I like this better than most of his older synths. But like those synths the behavior of Syntendo can be a bit unpredictable and unstable in various hosts. You'll find knobs and functions that don't consistently respond to tweaking in any host, although I've not yet had Syntendo crash ASIO or the host itself as many of his older plugs can do for no apparent reason. The GUI is not terribly attractive and is also confusing, particularly the step sequencer. Mouseover knob tips are what you get to figure things out and even then they're not terribly helpful. Plan to spend more time than you would on average figuring out how to make this thing create useable sounds.

The step sequencer is particularly messy and problematic. It only works in octaves, but from the pulldown numbering you'd think it would refer to diatonic scale steps. And it's actually mostly useless because it throws in random "baseline" pitches when it's supposed to be silent.

Like most J. Dark plugins this comes with a small and hilariously named set of presets that are certainly way out there but not terrifically musically useful. But spend a little time tweaking this and you can get REALLY ballsy sounds out of it-- it is admittedly a really killer bass and lead synth if you are willing to spend the time.
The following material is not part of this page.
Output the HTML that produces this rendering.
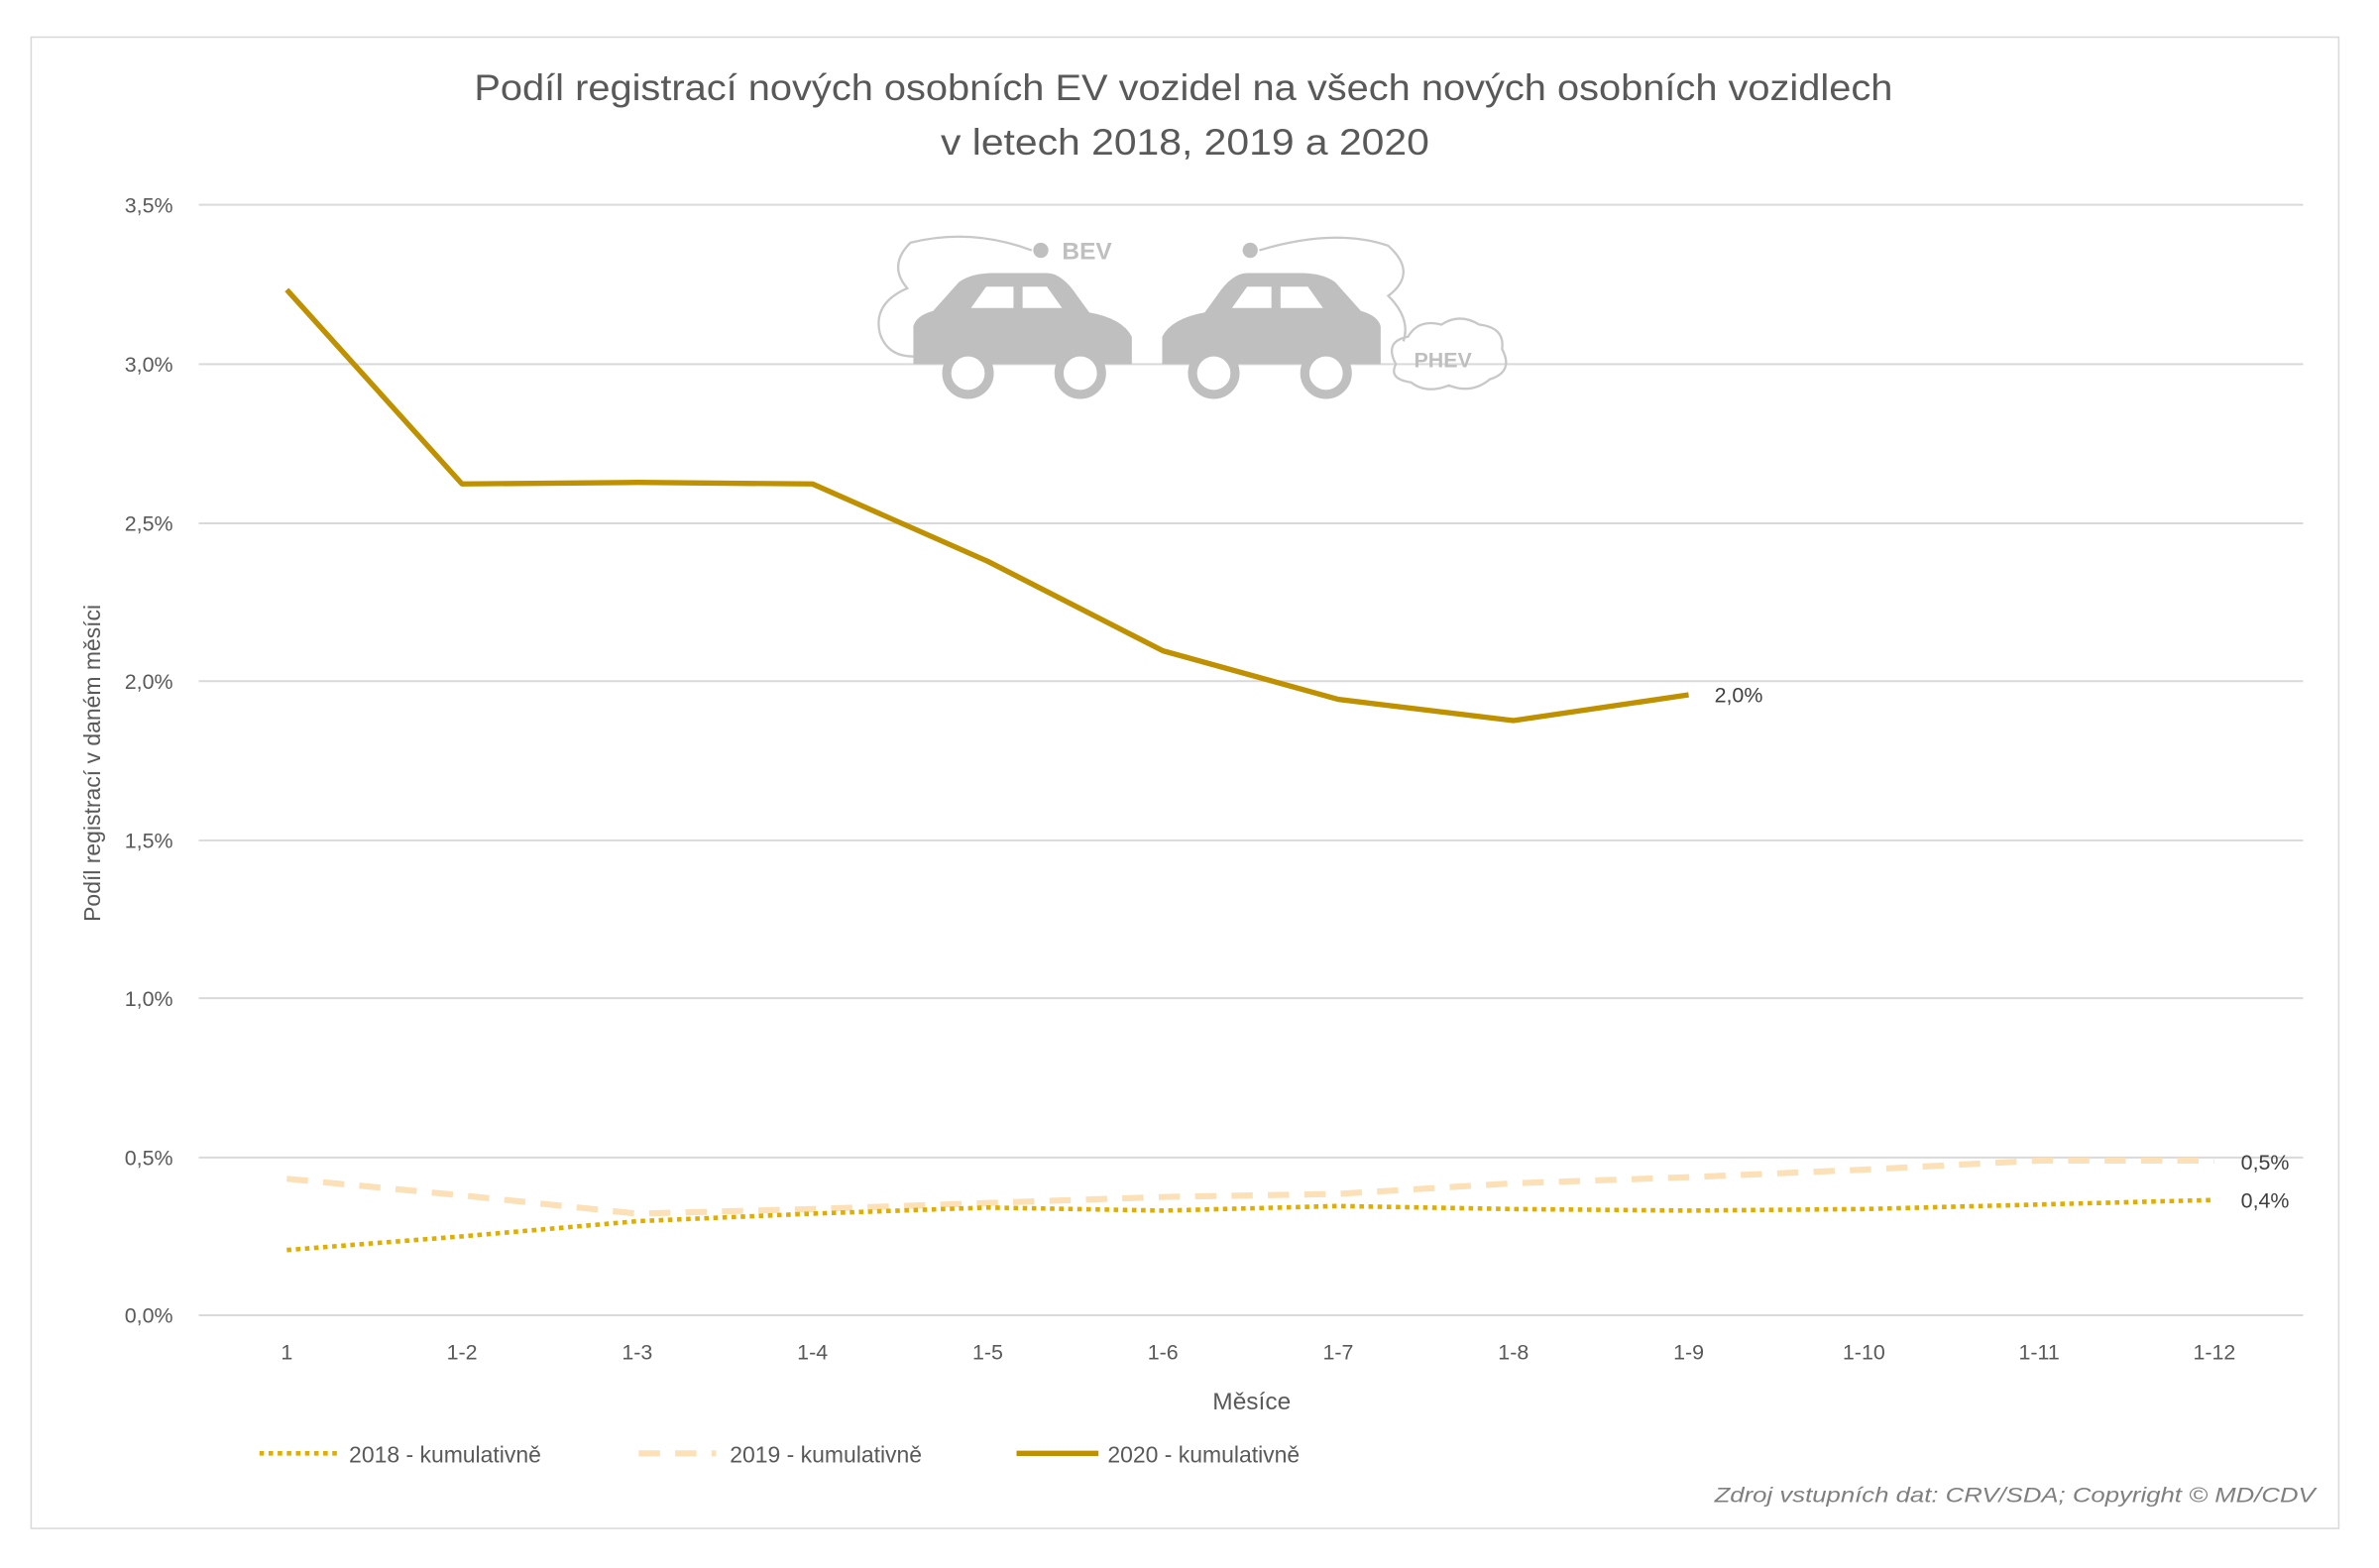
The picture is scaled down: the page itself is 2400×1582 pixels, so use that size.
<!DOCTYPE html>
<html><head><meta charset="utf-8"><style>
html,body{margin:0;padding:0;background:#fff;}
svg{display:block;}
text{font-family:"Liberation Sans",sans-serif;}
</style></head><body>
<svg width="2400" height="1582" viewBox="0 0 1568 1033.6" xmlns="http://www.w3.org/2000/svg">
<rect x="0" y="0" width="1568" height="1034" fill="#fff"/>
<rect x="20.5" y="24.5" width="1521" height="983" fill="#fff" stroke="#d9d9d9" stroke-width="1"/>
<text x="780" y="66" font-size="24" fill="#595959" text-anchor="middle" textLength="935" lengthAdjust="spacingAndGlyphs">Podíl registrací nových osobních EV vozidel na všech nových osobních vozidlech</text>
<text x="781" y="102" font-size="24" fill="#595959" text-anchor="middle" textLength="322" lengthAdjust="spacingAndGlyphs">v letech 2018, 2019 a 2020</text>
<g stroke="#d9d9d9" stroke-width="1.3">
<line x1="131" x2="1518" y1="135" y2="135"/><line x1="131" x2="1518" y1="240" y2="240"/>
<line x1="131" x2="1518" y1="345" y2="345"/><line x1="131" x2="1518" y1="449" y2="449"/>
<line x1="131" x2="1518" y1="554" y2="554"/><line x1="131" x2="1518" y1="658" y2="658"/>
<line x1="131" x2="1518" y1="763" y2="763"/><line x1="131" x2="1518" y1="867" y2="867"/>
</g>
<g font-size="14" fill="#595959" text-anchor="end">
<text x="114" y="140">3,5%</text><text x="114" y="245">3,0%</text><text x="114" y="350">2,5%</text>
<text x="114" y="454">2,0%</text><text x="114" y="559">1,5%</text><text x="114" y="663">1,0%</text>
<text x="114" y="768">0,5%</text><text x="114" y="872">0,0%</text>
</g>
<g font-size="14" fill="#595959" text-anchor="middle">
<text x="189" y="896">1</text><text x="304.5" y="896">1-2</text><text x="420" y="896">1-3</text>
<text x="535.5" y="896">1-4</text><text x="651" y="896">1-5</text><text x="766.5" y="896">1-6</text>
<text x="882" y="896">1-7</text><text x="997.5" y="896">1-8</text><text x="1113" y="896">1-9</text>
<text x="1228.5" y="896">1-10</text><text x="1344" y="896">1-11</text><text x="1459.5" y="896">1-12</text>
<text x="825" y="929" font-size="16">Měsíce</text>
</g>
<text transform="translate(66,503) rotate(-90)" font-size="15" fill="#595959" text-anchor="middle">Podíl registrací v daném měsíci</text>
<g fill="#bfbfbf">
<path d="M602,240 L602,215 Q604,208 615,205 L632,186 Q640,180 655,180 L690,180 Q700,180 710,195 L718,206 Q740,210 746,222 L746,240 Z"/>
<path d="M766,240 L766,222 Q772,210 794,206 L802,195 Q812,180 822,180 L857,180 Q872,180 880,186 L897,205 Q908,208 910,215 L910,240 Z"/>
</g>
<g fill="#fff"><path d="M640,203 L650,189 L668,189 L668,203 Z"/><path d="M674,189 L690,189 L700,203 L674,203 Z"/>
<path d="M812,203 L822,189 L838,189 L838,203 Z"/><path d="M844,189 L862,189 L872,203 L844,203 Z"/></g>
<g fill="#fff" stroke="#bfbfbf" stroke-width="6">
<circle cx="638" cy="246" r="14"/><circle cx="712" cy="246" r="14"/>
<circle cx="800" cy="246" r="14"/><circle cx="874" cy="246" r="14"/>
</g>
<g fill="none" stroke="#c8c8c8" stroke-width="1.5">
<path d="M680,165 Q640,150 600,160 Q585,175 598,190 Q575,200 580,220 Q585,235 602,235"/>
<path d="M830,165 Q880,150 915,162 Q935,180 915,195 Q930,210 925,225"/>
<path d="M920,240 Q912,225 928,222 Q935,210 950,214 Q962,206 975,214 Q992,216 990,230 Q998,245 982,250 Q970,260 955,254 Q940,260 930,252 Q915,250 920,240 Z"/>
</g>
<text x="700" y="171" font-size="16" fill="#bfbfbf" font-weight="bold">BEV</text>
<text x="932" y="242" font-size="14" fill="#bfbfbf" font-weight="bold">PHEV</text>
<circle cx="686" cy="165" r="5" fill="#bfbfbf"/><circle cx="824" cy="165" r="5" fill="#bfbfbf"/>
<polyline fill="none" stroke="#FBE0B8" stroke-width="4" stroke-dasharray="14,10" points="189,777 304.5,788 420,800 535.5,797 651,793 766.5,789 882,787 997.5,780 1113,776 1228.5,771 1344,765 1459.5,765"/>
<polyline fill="none" stroke="#E0AE00" stroke-width="3" stroke-dasharray="3,3" points="189,824 304.5,815 420,805 535.5,800 651,796 766.5,798 882,795 997.5,797 1113,798 1228.5,797 1344,794 1459.5,791"/>
<polyline fill="none" stroke="#BF9000" stroke-width="3.5" stroke-linejoin="round" points="189,191 304.5,319 420,318 535.5,319 651,370 766.5,429 882,461 997.5,475 1113,458"/>
<g font-size="14" fill="#404040">
<text x="1130" y="463">2,0%</text><text x="1477" y="771">0,5%</text><text x="1477" y="796">0,4%</text>
</g>
<line x1="171" x2="222" y1="958" y2="958" stroke="#E0AE00" stroke-width="3" stroke-dasharray="3,3"/>
<text x="230" y="964" font-size="15" fill="#595959">2018 - kumulativně</text>
<line x1="421" x2="472" y1="958" y2="958" stroke="#FBE0B8" stroke-width="4" stroke-dasharray="14,10"/>
<text x="481" y="964" font-size="15" fill="#595959">2019 - kumulativně</text>
<line x1="670" x2="724" y1="958" y2="958" stroke="#BF9000" stroke-width="3.5"/>
<text x="730" y="964" font-size="15" fill="#595959">2020 - kumulativně</text>
<text x="1526" y="990" font-size="14" fill="#7f7f7f" font-style="italic" text-anchor="end" textLength="396" lengthAdjust="spacingAndGlyphs">Zdroj vstupních dat: CRV/SDA; Copyright © MD/CDV</text>
</svg>
</body></html>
Compared to things like Magical 8-Bit and especially Tweakbench Trilogy, this is better for authenticity and much more flexible. To get better tones for fake chiptunes you'd probably be looking at plunking down some cash for reFX's QuadraSID. And of course, it's free, and I for one am very thankful. Just don't expect it to be the most stable or predictable VSTi you've ever used, not that this is usually what Mr. Dark strives for. Flaws and all, it's really one of the cooler "niche" VSTis I've used in a while.